Certains, enfin, sont portés par l’élan des débuts, comme Clément Vuillemier, qui vient de lancer «La grande tablée» sur les hauteurs de Vevey, ou Alain Monnard, pasteur de Crêt-Bérard qui, il y a deux ans, a créé «La Maisonnée», dans les locaux de la Maison d’Eglise et le Centre de séminaires vaudois de Crêt-Bérard. Pour définir sa communauté, il parle de «plasticité». «On a un bébé, deux ados, deux divorcés, deux couples, une retraitée. Des membres réformés, évangéliques et catholiques. Des chrétiens traditionnels et des nouveaux convertis. Des passionnés de liturgie et de silence, et d’autres, sensibles à la prière libre et à la louange.»

Ce retour au local se vit aussi sur le plan spirituel

Une foi vécue au niveau local

Une diversité qui n’est ici pas vécue comme un défi – ce qui est le cas dans la plupart des institutions ecclésiales – mais au contraire célébrée comme une force.

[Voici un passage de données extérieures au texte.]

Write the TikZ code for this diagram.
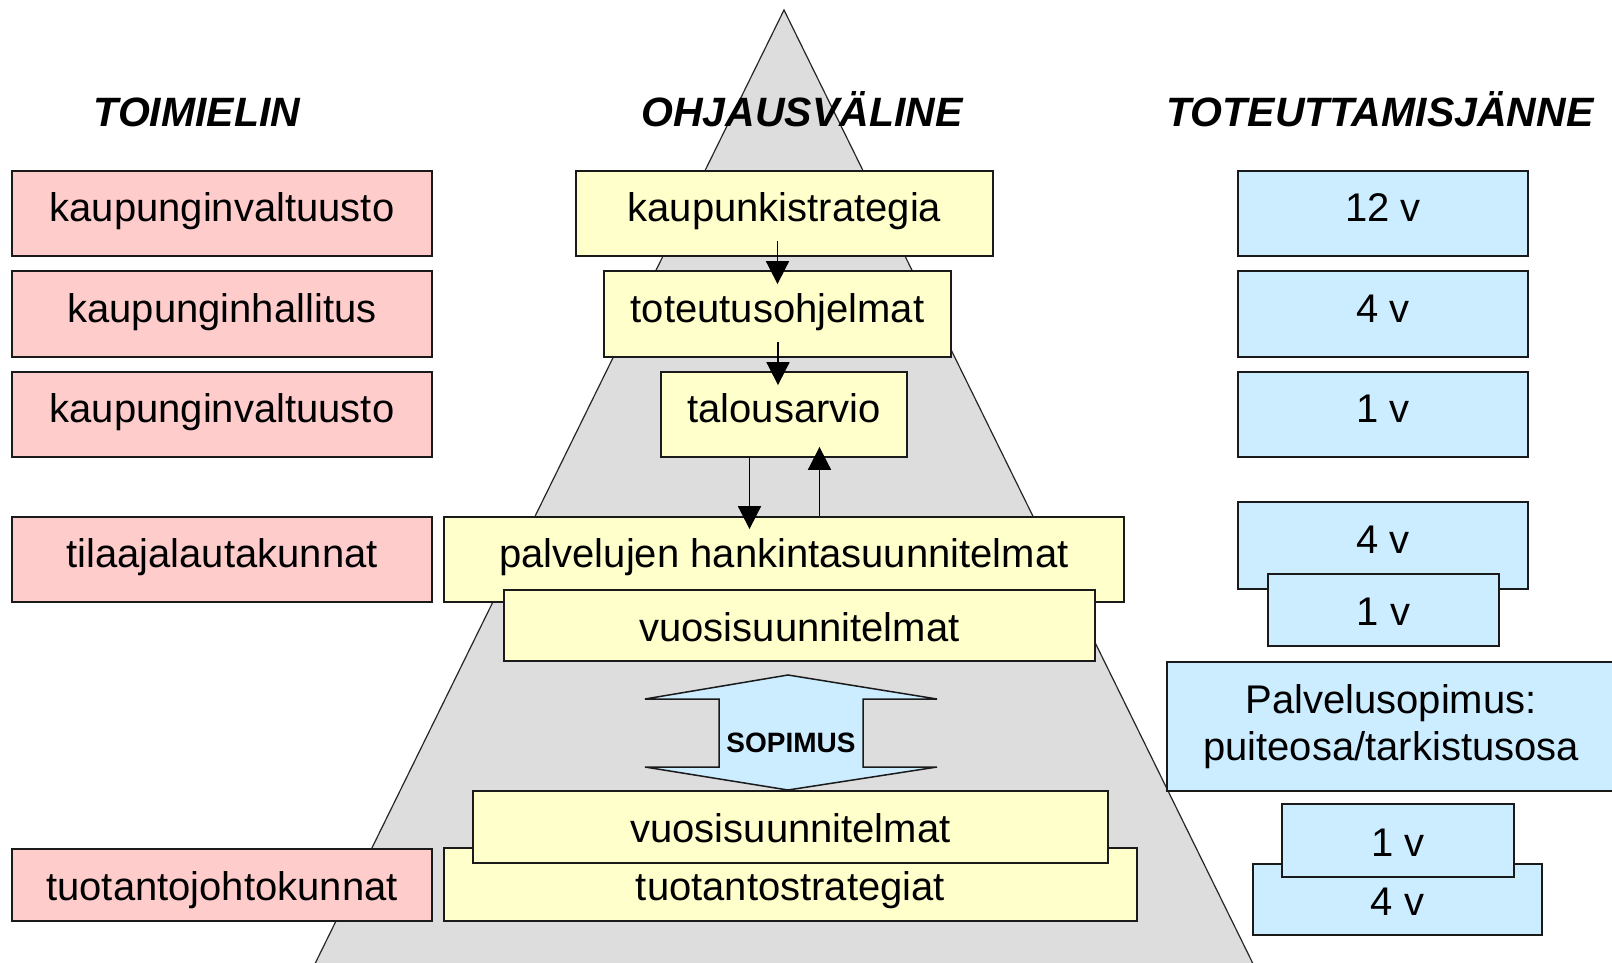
\documentclass[tikz,border=0pt]{standalone}
\usepackage{fontspec}
\setmainfont{Liberation Sans}
\usetikzlibrary{arrows.meta,calc}
\definecolor{pinkc}{HTML}{FFCCCC}
\definecolor{yelc}{HTML}{FFFFCC}
\definecolor{bluec}{HTML}{CCECFF}
\definecolor{grayc}{HTML}{DDDDDD}
\definecolor{edgec}{HTML}{1A1A1A}
\begin{document}
\begin{tikzpicture}[x=1pt,y=-1pt,
  box/.style={draw=edgec,line width=1.8pt,inner sep=0pt,font=\fontsize{40}{47}\selectfont,text height=24pt,text depth=8pt},
  shortbox/.style={text height=39pt},
  pinkbox/.style={box,fill=pinkc},
  yelbox/.style={box,fill=yelc},
  bluebox/.style={box,fill=bluec},
  head/.style={font=\fontsize{41}{48}\selectfont\bfseries\itshape,anchor=base,inner sep=0pt},
  arr/.style={line width=1.8pt,-{Triangle[length=23pt,width=23pt]}},
]
\useasboundingbox (0,0) rectangle (1612,963);
\clip (0,0) rectangle (1612,963);
\fill[white] (0,0) rectangle (1612,963);
% pyramid
\draw[fill=grayc,draw=black!85,line width=1.2pt] (784,10) -- (1261,980) -- (307,980) -- cycle;
% headers
\node[head] (h1) at (197,127) {TOIMIELIN};
\node[head] (h2) at (802,127) {OHJAUSVÄLINE};
\node[head] (h3) at (1380,127) {TOTEUTTAMISJÄNNE};
% left column
\node[pinkbox,minimum width=420,minimum height=85] (p1) at (222,213.5) {kaupunginvaltuusto};
\node[pinkbox,minimum width=420,minimum height=86] (p2) at (222,314) {kaupunginhallitus};
\node[pinkbox,minimum width=420,minimum height=85] (p3) at (222,414.5) {kaupunginvaltuusto};
\node[pinkbox,minimum width=420,minimum height=85] (p4) at (222,559.5) {tilaajalautakunnat};
\node[pinkbox,shortbox,minimum width=420,minimum height=72] (p5) at (222,885) {tuotantojohtokunnat};
% middle column
\node[yelbox,minimum width=417,minimum height=85] (y1) at (784.5,213.5) {kaupunkistrategia};
\node[yelbox,minimum width=347,minimum height=86] (y2) at (777.5,314) {toteutusohjelmat};
\node[yelbox,minimum width=246,minimum height=85] (y3) at (784,414.5) {talousarvio};
\node[yelbox,minimum width=680,minimum height=85] (y4) at (784,559.5) {palvelujen hankintasuunnitelmat};
\node[yelbox,shortbox,minimum width=591,minimum height=71] (y5) at (799.5,625.5) {vuosisuunnitelmat};
\node[yelbox,shortbox,minimum width=693,minimum height=73] (y7) at (790.5,884.5) {tuotantostrategiat};
\node[yelbox,shortbox,minimum width=635,minimum height=72] (y6) at (790.5,827) {vuosisuunnitelmat};
% sopimus double arrow
\filldraw[fill=bluec,draw=edgec,line width=1.5pt] (645,699) -- (788,675) -- (937,699) -- (863,699) -- (863,767) -- (937,767) -- (788,790) -- (645,767) -- (719,767) -- (719,699) -- cycle;
\node[font=\fontsize{28}{32}\selectfont\bfseries,inner sep=0pt] (sop) at (791,743) {SOPIMUS};
% right column
\node[bluebox,minimum width=290,minimum height=85] (b1) at (1383,213.5) {12 v};
\node[bluebox,minimum width=290,minimum height=86] (b2) at (1383,314) {4 v};
\node[bluebox,minimum width=290,minimum height=85] (b3) at (1383,414.5) {1 v};
\node[bluebox,minimum width=290,minimum height=87] (b4) at (1383,545.5) {4 v};
\node[bluebox,shortbox,minimum width=231,minimum height=72] (b5) at (1383.5,610) {1 v};
\node[bluebox,align=center,text height=,text depth=,minimum width=448,minimum height=129] (b6) at (1391,726.5) {Palvelusopimus:\\puiteosa/tarkistusosa};
\node[bluebox,shortbox,minimum width=289,minimum height=71] (b8) at (1397.5,899.5) {4 v};
\node[bluebox,shortbox,minimum width=232,minimum height=73] (b7) at (1398,840.5) {1 v};
% arrows
\draw[arr] ($(y2.north)+(0,-29)$) -- ($(y2.north)+(0,14)$);
\draw[arr] ($(y3.north)+(-6,-29)$) -- ($(y3.north)+(-6,14)$);
\draw[arr] ($(y3.south)+(-34.5,0)$) -- ($(y4.north)+(-34.5,13)$);
\draw[arr] ($(y4.north)+(35.5,0)$) -- ($(y3.south)+(35.5,-11)$);
\end{tikzpicture}
\end{document}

De fait, le nouveau monachisme questionne radicalement les Eglises… Dont il émane et dont il se nourrit, comme rappelle l’un des intervenants du jour, le Londonien Ian Mobsby, fondateur d’une communauté au plein cœur de la ville britannique. En attendant, faire partie d’une communauté de «nouveau monachisme» n’est a priori pas incompatible avec le fait d’appartenir à une Eglise ou à une paroisse. «L’époque est au local, dans l’approvisionnement alimentaire. Ce retour au local se vit aussi sur le plan spirituel!», résume ainsi Alain Monnard. Et si la proximité était le nouveau Graal?